The stickers were found by stadium staff discovered the stickers on Monday, after a Lazio fixture against against Serie A  rivals Cagliari at the Stadio Olimpico.

The stickers show an edited image of the young woman, who was killed in a Nazi concentration camp towards the end of the Second World War after years of hiding in a house in the Netherlands where she wrote her Diary Of A Young Girl (originally Het Achterhuis - The Secret Annex)

An antisemitic group within the Italian Serie A team has existed for quite some time. In 1998 a large banner was unfurled in the Lazio stand during a match against AS Roma which read "Auschwitz is Your Homeland. The Ovens are Your Homes"
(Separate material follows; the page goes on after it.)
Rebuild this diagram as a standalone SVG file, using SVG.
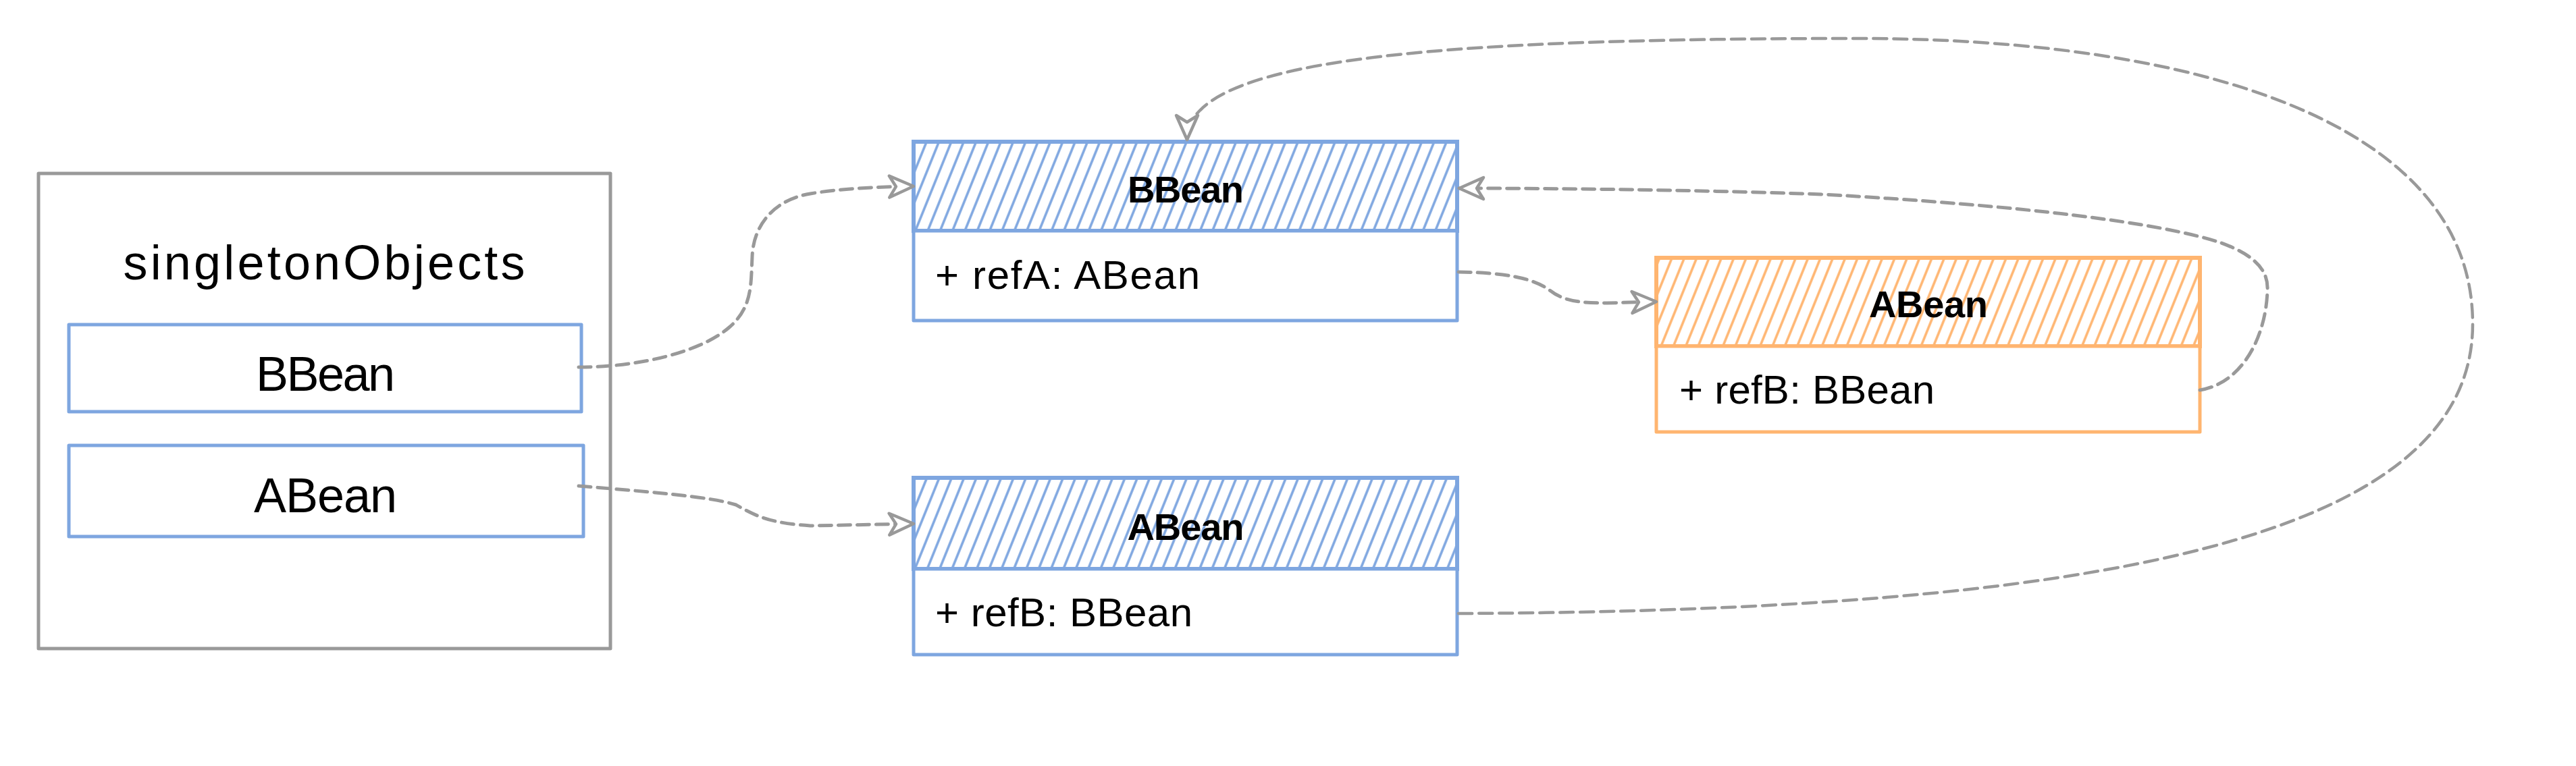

The Italian football Federation (FICG) has responded to this latest outrage by announcing that a passage from Anne Frank’s diary will be read before Serie A matches this week, and that a minute’s silence will be observed at all of this week’s Serie A, B and C matches as well as amateur and youth games over the weekend.

UPDATE:

Lazio’s chairman, Claudio Lotito, has announced that the club will be starting a project to take 200 young people to visit Auschwitz every year. 

In an announcement made from outside from Rome’s Great Synagogue, where he laid flowers at a memorial for Holocaust victims, he said “Lazio will go to Auschwitz. What happened must not be forgotten.”

Lotito has also said that Lazio players will be wearing  Anne Frank shirts during their warm-up for their match against Bologna on Wednesday night, 

Robert Posner, Chief Executive of The Anne Frank Trust UK told us: "The prompt actions of the Italian President, Sports Minister and the Italian football Federation in condemning outright this perverse use of an image of Anne Frank are to be applauded.

This antisemitic act not only desecrates the memory of 6 million Jews killed in the Holocaust but is an insult to survivors and refugees of the Holocaust, as well as all Jews living today.

We are also proud that fighting football-related antisemitism is part of our partner The Anne Frank House's educational activities."